Alors ça y est, c'est fini.
Vernon livre son dernier souffle, pourtant pas son dernier mot...
Décidément, Virginie Despentes est extraordinaire, d'un humanisme débordant à une époque qui en manque tant, et Dieu que son Vernon va nous manquer.
Un instantané de l'époque
Vernon Subutex, pour les novices, c'est l'air du temps, la saga de ce début de siècle, à laquelle Despentes, dans ce tome 3, donne une fin en forme d'apothéose apocalyptique.
Vernon Subutex est un instantané de notre époque.
Si les générations futures s’interrogent un jour sur ce qu'était la vie en ces premières années du XXIème siècle, alors ils trouveront là un formidable document, comme on se reporte à Balzac, à Zola...
Avec une lucidité hors du commun, Despentes décrit notre époque: ses ambiguïtés, ses espoirs, ses détresses et ses erreurs...
L'autrice aborde les blessures encore béantes que sont Charlie, Le Bataclan, avec un recul qui force le respect, qui nous élève au dessus de nos petits nombrils.

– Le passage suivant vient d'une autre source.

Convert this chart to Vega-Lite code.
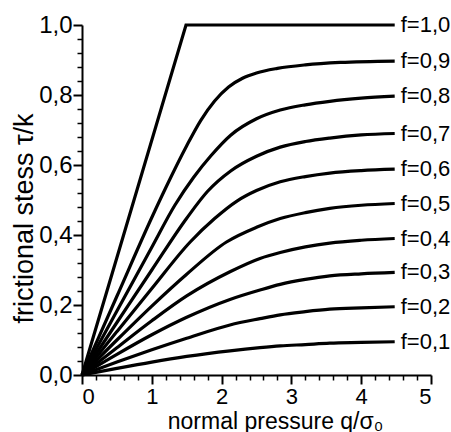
{
  "$schema": "https://vega.github.io/schema/vega-lite/v6.json",
  "autosize": "none",
  "padding": {"left": 82, "top": 25, "right": 20, "bottom": 57},
  "width": 349,
  "height": 350,
  "background": "white",
  "view": {"stroke": null},
  "config": {
    "font": "Liberation Sans",
    "axis": {"grid": false, "domainColor": "black", "tickColor": "black", "labelColor": "black", "titleColor": "black", "labelFont": "Liberation Sans", "titleFont": "Liberation Sans", "titleFontWeight": "normal", "labelOverlap": false, "tickCount": 100}
  },
  "data": {"values": [
    {"f": "f=1,0", "x": 0, "y": 0},
    {"f": "f=1,0", "x": 1.49, "y": 1.0},
    {"f": "f=1,0", "x": 4.48, "y": 1.0},
    {"f": "f=0,9", "x": 0, "y": 0},
    {"f": "f=0,9", "x": 0.5, "y": 0.225},
    {"f": "f=0,9", "x": 1.0, "y": 0.45},
    {"f": "f=0,9", "x": 1.2, "y": 0.535},
    {"f": "f=0,9", "x": 1.5, "y": 0.655},
    {"f": "f=0,9", "x": 1.7, "y": 0.727},
    {"f": "f=0,9", "x": 1.9, "y": 0.783},
    {"f": "f=0,9", "x": 2.1, "y": 0.823},
    {"f": "f=0,9", "x": 2.3, "y": 0.848},
    {"f": "f=0,9", "x": 2.5, "y": 0.863},
    {"f": "f=0,9", "x": 2.8, "y": 0.876},
    {"f": "f=0,9", "x": 3.2, "y": 0.886},
    {"f": "f=0,9", "x": 3.7, "y": 0.893},
    {"f": "f=0,9", "x": 4.48, "y": 0.897},
    {"f": "f=0,8", "x": 0, "y": 0},
    {"f": "f=0,8", "x": 0.5, "y": 0.183},
    {"f": "f=0,8", "x": 1.0, "y": 0.365},
    {"f": "f=0,8", "x": 1.33, "y": 0.485},
    {"f": "f=0,8", "x": 1.6, "y": 0.565},
    {"f": "f=0,8", "x": 1.85, "y": 0.627},
    {"f": "f=0,8", "x": 2.13, "y": 0.685},
    {"f": "f=0,8", "x": 2.5, "y": 0.732},
    {"f": "f=0,8", "x": 2.84, "y": 0.757},
    {"f": "f=0,8", "x": 3.2, "y": 0.772},
    {"f": "f=0,8", "x": 3.55, "y": 0.782},
    {"f": "f=0,8", "x": 4.0, "y": 0.791},
    {"f": "f=0,8", "x": 4.48, "y": 0.797},
    {"f": "f=0,7", "x": 0, "y": 0},
    {"f": "f=0,7", "x": 0.5, "y": 0.15},
    {"f": "f=0,7", "x": 1.0, "y": 0.3},
    {"f": "f=0,7", "x": 1.5, "y": 0.448},
    {"f": "f=0,7", "x": 1.8, "y": 0.525},
    {"f": "f=0,7", "x": 2.13, "y": 0.583},
    {"f": "f=0,7", "x": 2.5, "y": 0.625},
    {"f": "f=0,7", "x": 2.84, "y": 0.651},
    {"f": "f=0,7", "x": 3.2, "y": 0.667},
    {"f": "f=0,7", "x": 3.55, "y": 0.677},
    {"f": "f=0,7", "x": 4.0, "y": 0.686},
    {"f": "f=0,7", "x": 4.48, "y": 0.69},
    {"f": "f=0,6", "x": 0, "y": 0},
    {"f": "f=0,6", "x": 0.5, "y": 0.124},
    {"f": "f=0,6", "x": 1.0, "y": 0.247},
    {"f": "f=0,6", "x": 1.55, "y": 0.38},
    {"f": "f=0,6", "x": 1.9, "y": 0.447},
    {"f": "f=0,6", "x": 2.22, "y": 0.497},
    {"f": "f=0,6", "x": 2.5, "y": 0.527},
    {"f": "f=0,6", "x": 2.84, "y": 0.552},
    {"f": "f=0,6", "x": 3.2, "y": 0.567},
    {"f": "f=0,6", "x": 3.55, "y": 0.577},
    {"f": "f=0,6", "x": 4.0, "y": 0.584},
    {"f": "f=0,6", "x": 4.48, "y": 0.588},
    {"f": "f=0,5", "x": 0, "y": 0},
    {"f": "f=0,5", "x": 0.5, "y": 0.1},
    {"f": "f=0,5", "x": 1.0, "y": 0.197},
    {"f": "f=0,5", "x": 1.5, "y": 0.288},
    {"f": "f=0,5", "x": 2.07, "y": 0.38},
    {"f": "f=0,5", "x": 2.5, "y": 0.422},
    {"f": "f=0,5", "x": 2.84, "y": 0.447},
    {"f": "f=0,5", "x": 3.2, "y": 0.464},
    {"f": "f=0,5", "x": 3.55, "y": 0.476},
    {"f": "f=0,5", "x": 4.0, "y": 0.485},
    {"f": "f=0,5", "x": 4.48, "y": 0.49},
    {"f": "f=0,4", "x": 0, "y": 0},
    {"f": "f=0,4", "x": 0.5, "y": 0.078},
    {"f": "f=0,4", "x": 1.0, "y": 0.155},
    {"f": "f=0,4", "x": 1.5, "y": 0.226},
    {"f": "f=0,4", "x": 2.12, "y": 0.295},
    {"f": "f=0,4", "x": 2.55, "y": 0.333},
    {"f": "f=0,4", "x": 2.84, "y": 0.35},
    {"f": "f=0,4", "x": 3.2, "y": 0.366},
    {"f": "f=0,4", "x": 3.55, "y": 0.377},
    {"f": "f=0,4", "x": 4.0, "y": 0.385},
    {"f": "f=0,4", "x": 4.48, "y": 0.39},
    {"f": "f=0,3", "x": 0, "y": 0},
    {"f": "f=0,3", "x": 0.5, "y": 0.059},
    {"f": "f=0,3", "x": 1.0, "y": 0.115},
    {"f": "f=0,3", "x": 1.5, "y": 0.165},
    {"f": "f=0,3", "x": 2.12, "y": 0.216},
    {"f": "f=0,3", "x": 2.55, "y": 0.243},
    {"f": "f=0,3", "x": 2.84, "y": 0.259},
    {"f": "f=0,3", "x": 3.2, "y": 0.273},
    {"f": "f=0,3", "x": 3.55, "y": 0.283},
    {"f": "f=0,3", "x": 4.0, "y": 0.289},
    {"f": "f=0,3", "x": 4.48, "y": 0.293},
    {"f": "f=0,2", "x": 0, "y": 0},
    {"f": "f=0,2", "x": 0.5, "y": 0.037},
    {"f": "f=0,2", "x": 1.0, "y": 0.072},
    {"f": "f=0,2", "x": 1.5, "y": 0.105},
    {"f": "f=0,2", "x": 2.12, "y": 0.143},
    {"f": "f=0,2", "x": 2.55, "y": 0.161},
    {"f": "f=0,2", "x": 2.84, "y": 0.172},
    {"f": "f=0,2", "x": 3.2, "y": 0.181},
    {"f": "f=0,2", "x": 3.55, "y": 0.188},
    {"f": "f=0,2", "x": 4.0, "y": 0.192},
    {"f": "f=0,2", "x": 4.48, "y": 0.195},
    {"f": "f=0,1", "x": 0, "y": 0},
    {"f": "f=0,1", "x": 0.5, "y": 0.019},
    {"f": "f=0,1", "x": 1.0, "y": 0.037},
    {"f": "f=0,1", "x": 1.5, "y": 0.053},
    {"f": "f=0,1", "x": 2.12, "y": 0.069},
    {"f": "f=0,1", "x": 2.55, "y": 0.078},
    {"f": "f=0,1", "x": 2.84, "y": 0.083},
    {"f": "f=0,1", "x": 3.2, "y": 0.087},
    {"f": "f=0,1", "x": 3.55, "y": 0.091},
    {"f": "f=0,1", "x": 4.0, "y": 0.093},
    {"f": "f=0,1", "x": 4.48, "y": 0.095}
  ]},
  "layer": [
    {
      "transform": [{"filter": "datum.f != 'f=1,0'"}],
      "mark": {"type": "line", "interpolate": "monotone", "color": "black", "strokeWidth": 3.2},
      "encoding": {
        "x": {"field": "x", "type": "quantitative", "scale": {"domain": [0, 5], "nice": false},
          "axis": {"orient": "bottom",
            "values": [0, 0.2, 0.4, 0.6, 0.8, 1, 1.2, 1.4, 1.6, 1.8, 2, 2.2, 2.4, 2.6, 2.8, 3, 3.2, 3.4, 3.6, 3.8, 4, 4.2, 4.4, 4.6, 4.8, 5],
            "labelExpr": "abs(datum.value - round(datum.value)) < 0.001 ? format(datum.value, 'd') : ''",
            "tickSize": {"condition": {"test": "abs(datum.value - round(datum.value)) < 0.001", "value": 9}, "value": 5},
            "tickWidth": {"condition": {"test": "abs(datum.value - round(datum.value)) < 0.001", "value": 2}, "value": 1.5},
            "domainWidth": 2, "labelFontSize": 22, "labelPadding": 2,
            "title": "normal pressure q/σ₀", "titleFontSize": 23, "titleX": 193, "titleY": 53, "titleBaseline": "alphabetic"}},
        "y": {"field": "y", "type": "quantitative", "scale": {"domain": [0, 1], "nice": false},
          "axis": {"orient": "left",
            "values": [0, 0.04, 0.08, 0.12, 0.16, 0.2, 0.24, 0.28, 0.32, 0.36, 0.4, 0.44, 0.48, 0.52, 0.56, 0.6, 0.64, 0.68, 0.72, 0.76, 0.8, 0.84, 0.88, 0.92, 0.96, 1.0],
            "labelExpr": "abs(datum.value * 5 - round(datum.value * 5)) < 0.001 ? replace(format(datum.value, '.1f'), '.', ',') : ''",
            "tickSize": {"condition": {"test": "abs(datum.value * 5 - round(datum.value * 5)) < 0.001", "value": 9}, "value": 5},
            "tickWidth": {"condition": {"test": "abs(datum.value * 5 - round(datum.value * 5)) < 0.001", "value": 2}, "value": 1.5},
            "domainWidth": 2, "labelFontSize": 24, "labelPadding": 1,
            "title": "frictional stess τ/k", "titleFontSize": 27, "titleAngle": 270, "titleX": -58, "titleY": 193, "titleAlign": "center", "titleBaseline": "middle"}},
        "detail": {"field": "f"}
      }
    },
    {
      "transform": [{"filter": "datum.f == 'f=1,0'"}],
      "mark": {"type": "line", "interpolate": "linear", "color": "black", "strokeWidth": 3.2},
      "encoding": {
        "x": {"field": "x", "type": "quantitative"},
        "y": {"field": "y", "type": "quantitative"},
        "detail": {"field": "f"}
      }
    },
    {
      "transform": [{"filter": "datum.x == 4.48"}],
      "mark": {"type": "text", "align": "left", "baseline": "middle", "dx": 6, "fontSize": 22, "color": "black", "font": "Liberation Sans"},
      "encoding": {
        "x": {"field": "x", "type": "quantitative"},
        "y": {"field": "y", "type": "quantitative"},
        "text": {"field": "f"}
      }
    }
  ]
}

Une portraitiste hors pair
Elle l'a déjà démontré à plusieurs reprises, et Virginie Despentes confirme avec ce tome 3 qu'elle est une portraitiste hors pair.
Dans Vernon Subutex, elle décline une galerie de personnages de tous horizons, a priori sans point commun, et qui pourtant convergeront (ceux qui savent savent) les uns vers les autres animés du même espoir d'un peu d'abandon de soi et de bienveillance.
Rien d’extraordinaire dans cette assemblée, ils sont les gens du quotidien: ils sont nos familles, nos voisins, nos amis et nos collègues.
Ils sont tous et toutes, ils sont leur époque, au fond, ils sont nous.
Despentes les aborde sans complaisance, avec leurs moments de grâce et leurs horreurs profondes, mais jamais elle ne les juge.
L'autrice explore l'âme humaine avec ce style qui lui est propre: brut, direct, intense.
Sur la forme, Virginie Despentes n'est pas dentellière, son écriture, c'est un uppercut en pleine face, mais peut-être que parfois c'est tout ce dont nous avons besoin...
Apothéose apocalyptique
Ce tome 3 et sa terrible page 370 étaient inéluctables.
Les deux précédents tomes ne laissaient d'autre issue, car ils sont le miroir d'une société qui tend inexorablement à la violence.
Paradoxe ou corollaire, les individus, eux, se vendent désespérément pour un peu de chaleur, un peu d'amour...
Vernon est le témoin de son époque, aussi le voit-on assister, impuissant, à la déconstruction d'un monde rêvé, et devenu réalité, par ceux-là mêmes qui l'avaient édifié.
L'humanité est rattrapée par sa nature...
Si je suis personnellement restée très hermétique à l'envolée ésotérique et futuriste des dernières pages, Despentes, avec ce final, m'a néanmoins laissée hagarde, la peur au ventre, avec une question en tête: et si elle avait raison...
Résumé
Vernon Subutex, ancien disquaire ruiné, se retrouve à la rue après la mort de son bienfaiteur, la rock star Alex Bleach, qui l'entretenait depuis la fermeture de sa boutique.
Vernon découvre la rue dans le tome 1, puis fait l'objet d'une chasse à l'homme , parce qu'il a en sa possession des bandes-son inédites de la rock star. Vernon devient un mythe, et son aura bienveillante agglomère une foule de personnages disparates autour de lui.
A la fin du tome 2, ils décident de se mettre au vert, de vivre de musique et d'amour. Hélas, la nature humaine les rattrape dans ce tome 3, où l'on verra ces convergences se déliter face à un Vernon Subutex impuissant.